You may encounter an error similar to the one below in the node-driver-registrar container of the vsphere-csi-node pod on the affected cluster:
E0821 09:26:04.655989 1 main.go:123] Registration process failed with error: RegisterPlugin error -- plugin registration failed with err: rpc error: code = Internal desc = failed to retrieve topology information for Node: "test-cluster-k7uic-7dd856kl9jsgxk-qdayj". Error: "failed to retrieve nodeVM \"424kdll2-4h51-8751-a129-7fjk8oips6as\" using the node manager. Error: datacenter '/datacenter0' not found", restarting registration container
You will also observe that all pods in the csi-node DaemonSet are in a CrashLoopBackOff state.
Due to a bug in this version of TKGm, modifications to <cluster-name>-vsphere-csi-data-values
on the management cluster are not properly propagated to CSI secrets on the workload cluster.
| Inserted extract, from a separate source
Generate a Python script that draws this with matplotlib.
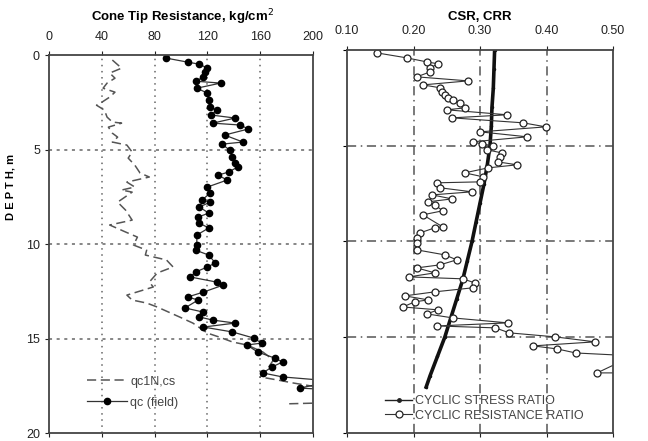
import matplotlib.pyplot as plt
from matplotlib.lines import Line2D

plt.rcParams['font.family'] = ['Liberation Sans', 'DejaVu Sans']

# qc (field) profile: depth (m), tip resistance (kg/cm2)
qc_depth = [0.16, 0.37, 0.48, 0.69, 0.90, 1.16, 1.38, 1.48, 1.75, 2.01, 2.38, 2.75,
            2.91, 3.17, 3.33, 3.60, 3.70, 3.91, 4.23, 4.60, 4.71, 5.03, 5.40, 5.71,
            5.92, 6.19, 6.35, 6.61, 6.98, 7.30, 7.67, 7.78, 8.04, 8.36, 8.57, 8.89,
            9.15, 9.52, 10.05, 10.32, 10.58, 11.00, 11.21, 11.48, 11.74, 12.01, 12.17,
            12.54, 12.80, 12.96, 13.38, 13.60, 13.86, 14.02, 14.18, 14.39, 14.65,
            14.97, 15.24, 15.34, 15.71, 16.03, 16.24, 16.50, 16.82, 17.03, 17.25,
            17.62, 17.75]
qc_field = [89, 105, 114, 120, 118, 117, 111, 130, 112, 120, 121, 122,
            127, 123, 141, 124, 145, 151, 133, 147, 131, 137, 139, 141,
            143, 136, 128, 135, 120, 122, 116, 122, 114, 121, 113, 114,
            121, 112, 112, 111, 121, 126, 120, 111, 107, 127, 132,
            117, 105, 113, 103, 117, 114, 124, 141, 117, 139,
            155, 161, 150, 158, 171, 177, 169, 162, 177, 215,
            190, 225]

# qc1N,cs profile
q1_depth = [0.26, 0.69, 0.95, 1.22, 1.48, 1.75, 1.96, 2.22, 2.54, 2.65, 2.91, 3.28,
            3.54, 3.60, 3.81, 4.13, 4.34, 4.60, 4.76, 5.13, 5.45, 5.82, 6.24, 6.45,
            6.72, 6.98, 7.14, 7.25, 7.78, 8.20, 8.73, 8.99, 9.36, 9.63, 10.05, 10.32,
            10.58, 10.84, 11.21, 11.53, 12.01, 12.27, 12.70, 12.96, 13.12, 13.33,
            13.86, 14.18, 14.71, 14.92, 15.18, 15.34, 15.71, 16.13, 16.66, 17.03,
            17.19, 17.35, 17.56]
q1_value = [48, 55, 46, 50, 44, 41, 50, 46, 39, 36, 42, 44,
            48, 55, 45, 48, 52, 48, 59, 63, 60, 65, 69, 76,
            59, 65, 55, 63, 52, 58, 63, 46, 58, 67, 64, 74,
            73, 89, 94, 82, 76, 79, 59, 63, 74, 82,
            99, 109, 120, 129, 139, 150, 162, 170, 165, 160,
            173, 185, 203]
q1_tail_depth = [18.45, 18.40]
q1_tail_value = [182, 210]

# cyclic resistance ratio
crr_depth = [0.16, 0.42, 0.63, 0.73, 0.94, 1.15, 1.41, 1.62, 1.83, 1.98, 2.19, 2.35,
             2.51, 2.61, 2.77, 3.03, 3.13, 3.39, 3.55, 3.81, 4.02, 4.28, 4.54, 4.80,
             4.91, 5.01, 5.22, 5.38, 5.59, 5.85, 6.00, 6.16, 6.42, 6.63, 6.89, 6.94,
             7.20, 7.41, 7.57, 7.78, 7.93, 8.09, 8.40, 8.61, 9.24, 9.29, 9.55, 9.81,
             10.07, 10.44, 10.70, 10.96, 11.22, 11.38, 11.64, 11.85, 11.95, 12.16,
             12.42, 12.63, 12.84, 13.05, 13.15, 13.42, 13.57, 13.78, 13.99, 14.25,
             14.41, 14.51, 14.77, 14.98, 15.24, 15.45, 15.61, 15.82, 15.97, 16.86,
             16.86]
crr_value = [0.145, 0.190, 0.220, 0.237, 0.225, 0.225, 0.205, 0.282, 0.214, 0.240,
             0.243, 0.247, 0.252, 0.259, 0.270, 0.277, 0.250, 0.341, 0.258, 0.365,
             0.399, 0.300, 0.371, 0.289, 0.303, 0.320, 0.311, 0.333, 0.330, 0.327,
             0.356, 0.312, 0.277, 0.305, 0.300, 0.235, 0.240, 0.288, 0.228, 0.258,
             0.222, 0.232, 0.244, 0.214, 0.244, 0.232, 0.210, 0.205, 0.205, 0.205,
             0.247, 0.265, 0.240, 0.205, 0.232, 0.193, 0.274, 0.292, 0.289, 0.232,
             0.187, 0.222, 0.202, 0.184, 0.237, 0.220, 0.259, 0.342, 0.235, 0.323,
             0.344, 0.413, 0.473, 0.380, 0.416, 0.444, 0.530, 0.476, 0.530]

# cyclic stress ratio
csr_depth = [0.0, 1.0, 2.0, 3.0, 4.0, 5.0, 6.0, 7.0, 8.0, 9.0, 10.0, 11.0, 12.0,
             13.0, 14.0, 15.0, 16.0, 17.0, 17.6]
csr_value = [0.322, 0.321, 0.320, 0.318, 0.317, 0.315, 0.311, 0.306, 0.300, 0.294,
             0.288, 0.281, 0.274, 0.265, 0.256, 0.247, 0.236, 0.225, 0.219]

fig = plt.figure(figsize=(6.48, 4.41), dpi=100)
ax1 = fig.add_axes([0.0756, 0.018, 0.4074, 0.857])
ax2 = fig.add_axes([0.5355, 0.018, 0.4105, 0.869])

# left panel
ax1.plot(q1_value, q1_depth, color='#555555', lw=1.1, ls=(0, (6, 3)), label='qc1N,cs')
ax1.plot(q1_tail_value, q1_tail_depth, color='#555555', lw=1.1, ls=(0, (6, 3)))
ax1.plot(qc_field, qc_depth, color='#333333', lw=0.9, marker='o', ms=4.5,
         mfc='black', mec='black', label='qc (field)')
ax1.set_xlim(0, 200)
ax1.set_ylim(20, 0)
ax1.set_xticks([0, 40, 80, 120, 160, 200])
ax1.set_yticks([0, 5, 10, 15, 20])
ax1.xaxis.tick_top()
ax1.tick_params(axis='x', top=True, bottom=True, labelsize=9, colors='#222222',
                length=3, pad=6)
ax1.tick_params(axis='y', labelsize=9, colors='#222222', length=3)
for v in [40, 80, 120, 160]:
    ax1.axvline(v, color='#666666', lw=1.1, ls=(0, (1, 3)), zorder=0)
for d in [5, 10, 15]:
    ax1.axhline(d, color='#666666', lw=1.1, ls=(0, (2, 3)), zorder=0)
for s in ax1.spines.values():
    s.set_color('#444444')
    s.set_linewidth(1.3)
fig.text(0.281, 0.961, 'Cone Tip Resistance, kg/cm$^2$', fontsize=9.5,
         fontweight='bold', ha='center', va='center')
ax1.set_ylabel('D E P T H, m', fontsize=8, fontweight='bold')
ax1.yaxis.set_label_coords(-0.125, 0.65)
leg1 = ax1.legend(loc='lower left', bbox_to_anchor=(0.1, 0.035), frameon=False,
                  fontsize=9, handlelength=3.2, labelspacing=0.7, handletextpad=0.3)
for t in leg1.get_texts():
    t.set_color('#444444')

# right panel
ax2.plot(csr_value, csr_depth, color='#111111', lw=2.6, marker='.', ms=3)
ax2.plot(crr_value, crr_depth, color='#333333', lw=0.8, marker='o', ms=5,
         mfc='white', mec='#222222', mew=0.9)
ax2.set_xlim(0.10, 0.50)
ax2.set_ylim(20, 0)
ax2.set_xticks([0.10, 0.20, 0.30, 0.40, 0.50])
ax2.set_xticklabels(['0.10', '0.20', '0.30', '0.40', '0.50'])
ax2.set_yticks([0, 5, 10, 15, 20])
ax2.set_yticklabels([])
ax2.xaxis.tick_top()
ax2.tick_params(axis='x', top=True, bottom=True, labelsize=9, colors='#222222',
                length=3, pad=6)
ax2.tick_params(axis='y', length=3)
for v in [0.2, 0.3, 0.4]:
    ax2.axvline(v, color='#555555', lw=1.1, ls=(0, (6, 3, 1, 3)), zorder=0)
for d in [5, 10, 15]:
    ax2.axhline(d, color='#555555', lw=1.1, ls=(0, (6, 3, 1, 3)), zorder=0)
for s in ax2.spines.values():
    s.set_color('#444444')
    s.set_linewidth(1.3)
fig.text(0.741, 0.961, 'CSR, CRR', fontsize=9.5, fontweight='bold',
         ha='center', va='center')
handles = [Line2D([], [], color='#222222', lw=1, marker='.', ms=5),
           Line2D([], [], color='#333333', lw=0.8, marker='o', ms=5,
                  mfc='white', mec='#222222', mew=0.9)]
leg2 = ax2.legend(handles, ['CYCLIC STRESS RATIO', 'CYCLIC RESISTANCE RATIO'],
                  loc='lower left', bbox_to_anchor=(0.1, 0.0), frameon=False,
                  fontsize=9, handlelength=2.2, labelspacing=0.2, handletextpad=0.2)
for t in leg2.get_texts():
    t.set_color('#444444')

fig.savefig('out.png', dpi=100)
This includes the vsphere-config-secret
in the kube-system
namespace, which is also not updated correctly. As a result, CSI pods will remain in the CrashLoopBackOff
state when changes are made to the secret.
1. In management cluster context, list vsphereCSIConfig objects in the default namespace:
kubectl get vsphereCSIConfig
2. Edit the vsphereCSIConfig associated with the workload cluster where the issue is observed:
kubectl edit vsphereCSIConfig test-cluster-1
3. Modify the "datacenter" field with the correct name and save
spec:
vsphereCSI:
config:
datacenter: /new-datacenter-id
After completing this step, all secrets should be updated to reflect the newly configured datacenter. Ensure that you follow steps 4 and 5 to apply these changes to the pods.
4. In workload cluster context, restart all vsphere-csi-controller pods
kubectl rollout restart deployment vsphere-csi-controller -n kube-system
5. Restart the vsphere-csi-node daemonset
kubectl rollout restart daemonset -n kube-system vsphere-csi-node
All vsphere-csi-node pods should now be in a running state and using the updated datacenter configuration.